Lamounier: Ciro tem um defeito mais grave que Lula: ele não é medroso e acha que sabe economia. Se Ciro aparecer com chances reais de passar ao segundo turno e eventualmente vencer, os mercados, principalmente os megainvestidores, vão falar: “mais cinco anos de espera”. Ninguém é doido de botar somas astronômicas e investimento em um país que parece que está brincando de política. Ciro é um pouco truculento e realmente acha que se chegar na Presidência resolve tudo. Dá medo. Pessoa que é autossuficiente e que acha que sabe de economia é o que há de mais grave. Veja Dilma. Truculenta e imaginava que sabia economia.
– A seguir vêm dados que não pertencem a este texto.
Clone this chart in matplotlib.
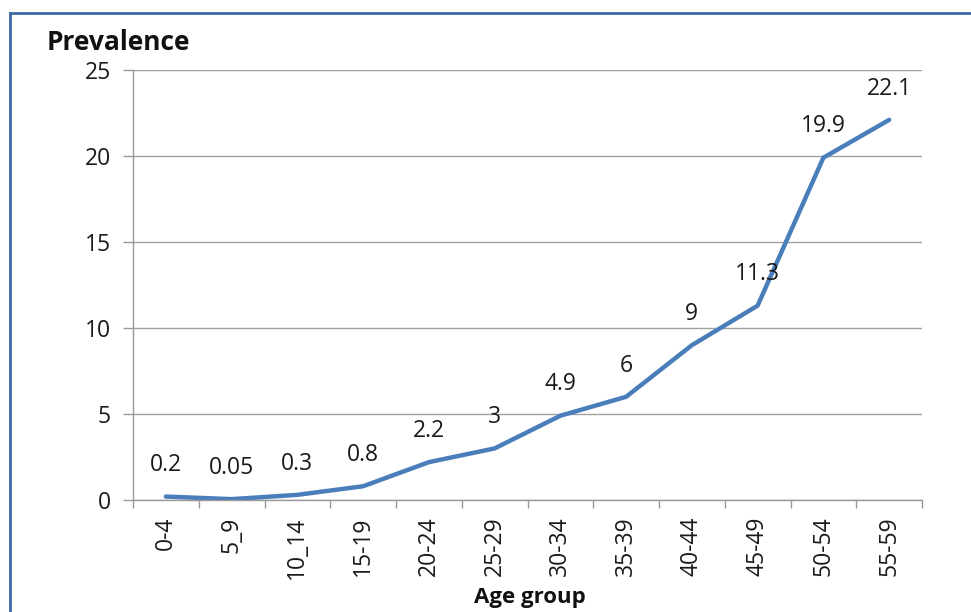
import matplotlib.pyplot as plt
from matplotlib.lines import Line2D
import numpy as np

age_groups = ['0-4', '5_9', '10_14', '15-19', '20-24', '25-29',
              '30-34', '35-39', '40-44', '45-49', '50-54', '55-59']
prevalence = [0.2, 0.05, 0.3, 0.8, 2.2, 3, 4.9, 6, 9, 11.3, 19.9, 22.1]
value_labels = ['0.2', '0.05', '0.3', '0.8', '2.2', '3', '4.9', '6', '9', '11.3', '19.9', '22.1']

plt.rcParams['font.family'] = ['Open Sans', 'DejaVu Sans']

fig = plt.figure(figsize=(9.71, 6.12), dpi=100)
ax = fig.add_axes([133 / 971, 1 - 500 / 612, (922 - 133) / 971, 430 / 612])

x = np.arange(len(age_groups))
ax.plot(x, prevalence, color='#4A7EBB', linewidth=3.2, solid_capstyle='round')

for xi, yi, lab in zip(x, prevalence, value_labels):
    ax.annotate(lab, (xi, yi), xytext=(0, 22.5), textcoords='offset points',
                ha='center', va='center', fontsize=16.5, color='#1a1a1a')

ax.set_xlim(-0.5, len(age_groups) - 0.5)
ax.set_ylim(0, 25)
ax.set_yticks(range(0, 26, 5))
ax.set_xticks(x)
ax.set_xticklabels(age_groups, rotation=90, fontsize=16.5, color='#1a1a1a')
ax.set_xticks(np.arange(-0.5, len(age_groups), 1), minor=True)
ax.tick_params(axis='x', which='major', length=0, pad=12)
ax.tick_params(axis='x', which='minor', length=6, color='#999999', width=1)
ax.tick_params(axis='y', length=7, color='#999999', width=1, labelsize=16.5,
               labelcolor='#1a1a1a', pad=9)

ax.grid(axis='y', color='#a0a0a0', linewidth=1)
ax.set_axisbelow(True)
for side in ['top', 'right']:
    ax.spines[side].set_visible(False)
for side in ['left', 'bottom']:
    ax.spines[side].set_color('#999999')
    ax.spines[side].set_linewidth(1)

fig.text(47 / 971, 1 - 42 / 612, 'Prevalence', fontsize=19, fontweight='bold',
         ha='left', va='center', color='#111111')
fig.text(530 / 971, 1 - 597 / 612, 'Age group', fontsize=16, fontweight='bold',
         ha='center', va='center', color='#111111')

# outer chart frame (top and left edges)
fig.add_artist(Line2D([10 / 971, 10 / 971], [0, 1 - 13 / 612], transform=fig.transFigure,
                      color='#3f6aa0', linewidth=2))
fig.add_artist(Line2D([10 / 971, 1], [1 - 13 / 612, 1 - 13 / 612], transform=fig.transFigure,
                      color='#3f6aa0', linewidth=2))

fig.savefig('out.png', dpi=100)
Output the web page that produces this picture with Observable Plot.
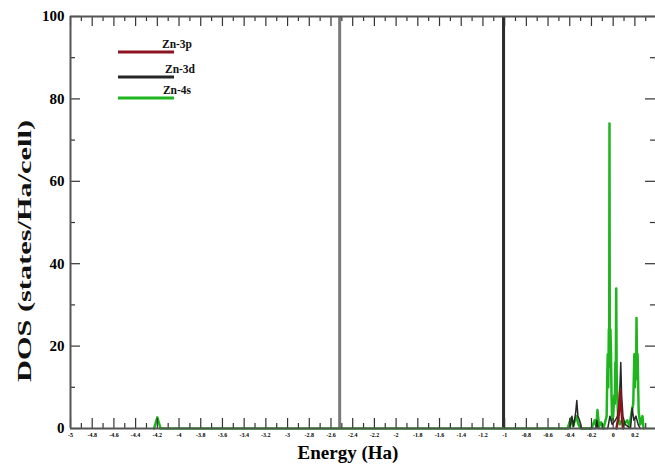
<!DOCTYPE html>
<html><head><meta charset="utf-8">
<script src="https://cdn.jsdelivr.net/npm/d3@7"></script>
<script src="https://cdn.jsdelivr.net/npm/@observablehq/plot@0.6"></script>
<style>body{margin:0;background:#fff}#chart{position:relative;width:655px;height:467px}</style>
</head><body><div id="chart"></div>
<script>
// Series names
const seriesNames = ["Zn-3p", "Zn-3d", "Zn-4s"];
// Zn-3p (energy, DOS)
const zn3pE = [0.03, 0.05, 0.06, 0.065, 0.072, 0.08, 0.09];
const zn3pV = [0, 3, 7, 9.3, 6, 3, 0];
// Zn-3d
const zn3dE = [-0.4, -0.38, -0.365, -0.345, -0.335, -0.325, -0.31, -0.29, -0.16, -0.15, -0.14, -0.05, -0.03, -0.01, 0.02, 0.04, 0.055, 0.065, 0.07, 0.078, 0.09, 0.11, 0.16, 0.175, 0.19, 0.21, 0.23, 0.25];
const zn3dV = [0, 3, 0.5, 4, 6.8, 3, 2, 0, 0, 2, 0, 0, 3, 1, 2, 3, 6, 12, 16, 8, 3, 1, 0, 5, 2, 3, 1, 0];
// Zn-4s
const zn4sE = [-4.23, -4.2, -4.17, -0.42, -0.39, -0.37, -0.34, -0.32, -0.3, -0.2, -0.17, -0.155, -0.145, -0.13, -0.11, -0.09, -0.06, -0.055, -0.05, -0.045, -0.04, -0.037, -0.034, -0.031, -0.028, -0.025, -0.02, -0.015, -0.01, 0, 0.01, 0.015, 0.02, 0.024, 0.028, 0.032, 0.035, 0.045, 0.06, 0.08, 0.1, 0.13, 0.15, 0.17, 0.185, 0.19, 0.195, 0.2, 0.205, 0.21, 0.215, 0.22, 0.225, 0.235, 0.25, 0.27, 0.28];
const zn4sV = [0, 2.7, 0, 0, 2.5, 0.5, 3, 1, 0, 0, 2, 0.5, 4.5, 0.5, 1.5, 0, 3, 12, 18, 10, 24, 15, 74, 16, 22, 24, 18, 8, 2, 3, 8, 6, 16, 12, 34, 14, 10, 3, 1, 2, 1, 2, 0.5, 4, 6, 12, 18, 10, 14, 12, 26.8, 16, 18, 4, 1, 3, 0];
// Off-scale semicore levels (energy)
const deepE = [-2.52, -1.01];
// Axis ticks
const xMajor = d3.range(-5, 0.41, 0.2).map(v => +v.toFixed(2));
const xMinor = d3.range(-4.9, 0.41, 0.2).map(v => +v.toFixed(2));
const xLabels = d3.range(-5, 0.21, 0.2).map(v => +v.toFixed(2));
const yMajor = [0, 20, 40, 60, 80, 100];
const yMinor = [10, 30, 50, 70, 90];

const colors = {"Zn-3p": "#8c1420", "Zn-3d": "#262626", "Zn-4s": "#1fb51f"};
const deepColors = ["#7a7a7a", "#2a2a2a"];

const toRows = (E, V, s) => E.map((e, i) => ({e, v: V[i], s}));
const p3 = toRows(zn3pE, zn3pV, "Zn-3p");
const d3r = toRows(zn3dE, zn3dV, "Zn-3d");
const s4 = toRows(zn4sE, zn4sV, "Zn-4s");

const W = 655, H = 467, mL = 70, mR = 0, mT = 16, mB = 39;
const xDom = [-5, 0.39];
const pxPerX = (W - mL - mR) / (xDom[1] - xDom[0]);
const pxPerY = (H - mT - mB) / 100;
const tx = px => px / pxPerX, ty = px => px / pxPerY;
const serif = "'Liberation Serif', 'DejaVu Serif', serif";

const plot = Plot.plot({
  width: W, height: H,
  marginLeft: mL, marginRight: mR, marginTop: mT, marginBottom: mB,
  x: {domain: xDom},
  y: {domain: [0, 100]},
  style: {fontFamily: serif, fontWeight: "bold", background: "white"},
  marks: [
    Plot.ruleX(deepE, {x: d => d, y1: 0, y2: 100, stroke: (d, i) => deepColors[i], strokeWidth: 3}),
    Plot.line(s4, {x: "e", y: "v", stroke: colors["Zn-4s"], strokeWidth: 2.5}),
    Plot.line(d3r, {x: "e", y: "v", stroke: colors["Zn-3d"], strokeWidth: 1.5}),
    Plot.line(p3, {x: "e", y: "v", stroke: colors["Zn-3p"], strokeWidth: 2.5}),
    // inward ticks
    Plot.ruleX(xMajor, {x: d => d, y1: 0, y2: ty(10), stroke: "#333", strokeWidth: 1.2}),
    Plot.ruleX(xMinor, {x: d => d, y1: 0, y2: ty(5), stroke: "#333", strokeWidth: 1.2}),
    Plot.ruleX(xMajor, {x: d => d, y1: 100, y2: 100 - ty(10), stroke: "#333", strokeWidth: 1.2}),
    Plot.ruleX(xMinor, {x: d => d, y1: 100, y2: 100 - ty(5), stroke: "#333", strokeWidth: 1.2}),
    Plot.ruleY(yMajor, {y: d => d, x1: xDom[0], x2: xDom[0] + tx(10), stroke: "#333", strokeWidth: 1.2}),
    Plot.ruleY(yMinor, {y: d => d, x1: xDom[0], x2: xDom[0] + tx(5), stroke: "#333", strokeWidth: 1.2}),
    Plot.ruleY(yMajor, {y: d => d, x1: xDom[1], x2: xDom[1] - tx(10), stroke: "#333", strokeWidth: 1.2}),
    Plot.ruleY(yMinor, {y: d => d, x1: xDom[1], x2: xDom[1] - tx(5), stroke: "#333", strokeWidth: 1.2}),
    Plot.ruleX([xDom[0]], {stroke: "#555", strokeWidth: 2}),
    Plot.ruleY([0], {stroke: "#555", strokeWidth: 2}),
    Plot.ruleY([100], {stroke: "#555", strokeWidth: 2}),
    Plot.axisX(xLabels, {tickSize: 0, tickPadding: 4, fontSize: 6, fontWeight: "bold", label: null, tickFormat: d => String(d)}),
    Plot.axisY(yMajor, {tickSize: 0, tickPadding: 6, fontSize: 15, fontWeight: "bold", label: null}),
    Plot.text(["Energy (Ha)"], {frameAnchor: "bottom", dx: -15, dy: 30, fontSize: 19, fontWeight: "bold"})
  ]
});
document.getElementById("chart").appendChild(plot);

const svg = d3.select(plot);
// y-axis title
svg.append("text")
  .attr("transform", "translate(31,251) rotate(-90)")
  .attr("text-anchor", "middle")
  .attr("font-family", serif).attr("font-weight", "bold").attr("font-size", 19)
  .attr("textLength", 262).attr("lengthAdjust", "spacingAndGlyphs")
  .attr("fill", "#111")
  .text("DOS (states/Ha/cell)");

// legend inside the plot area
const leg = svg.append("g").attr("font-family", serif).attr("font-weight", "bold").attr("font-size", 11.5);
const legY = [52, 77, 98];
seriesNames.forEach((s, i) => {
  leg.append("line").attr("x1", 118).attr("x2", 174).attr("y1", legY[i]).attr("y2", legY[i])
    .attr("stroke", colors[s]).attr("stroke-width", 3);
  leg.append("text").attr("x", 177 + (i === 1 ? 3 : 0)).attr("y", legY[i] - 4).text(s).attr("fill", "#111");
});
</script></body></html>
Fórmula mortal.
Concordo: Ciro Gomes é perigoso, um coronelzinho típico do nordeste, que banca o machão e acha que entende de economia, mas só sabe repetir as baboseiras nacional-desenvolvimentistas da Unicamp, que destruíram nossa economia. Acho que não tem a menor chance de vencer, mas nunca é bom subestimar a estupidez do eleitor brasileiro, que tem como traço de seu perfil essa tara por uma figura paterna, por um “paizão” que vai cuidar de todos e falar grosso com os picaretas políticos. Getulio Vargas, Lula, Collor, todos esses seduziram esse tipo de gente com tal estilo. Hoje temos Ciro e também Bolsonaro como candidatos a paizão macho, não presidente.
Em linhas gerais, vemos como o Brasil ainda precisa amadurecer quando o assunto é política, e como estamos distantes do liberalismo, ou até mesmo de uma socialdemocracia mais madura. De um conservadorismo de boa estirpe, então, estamos mais longe do que Plutão da Terra!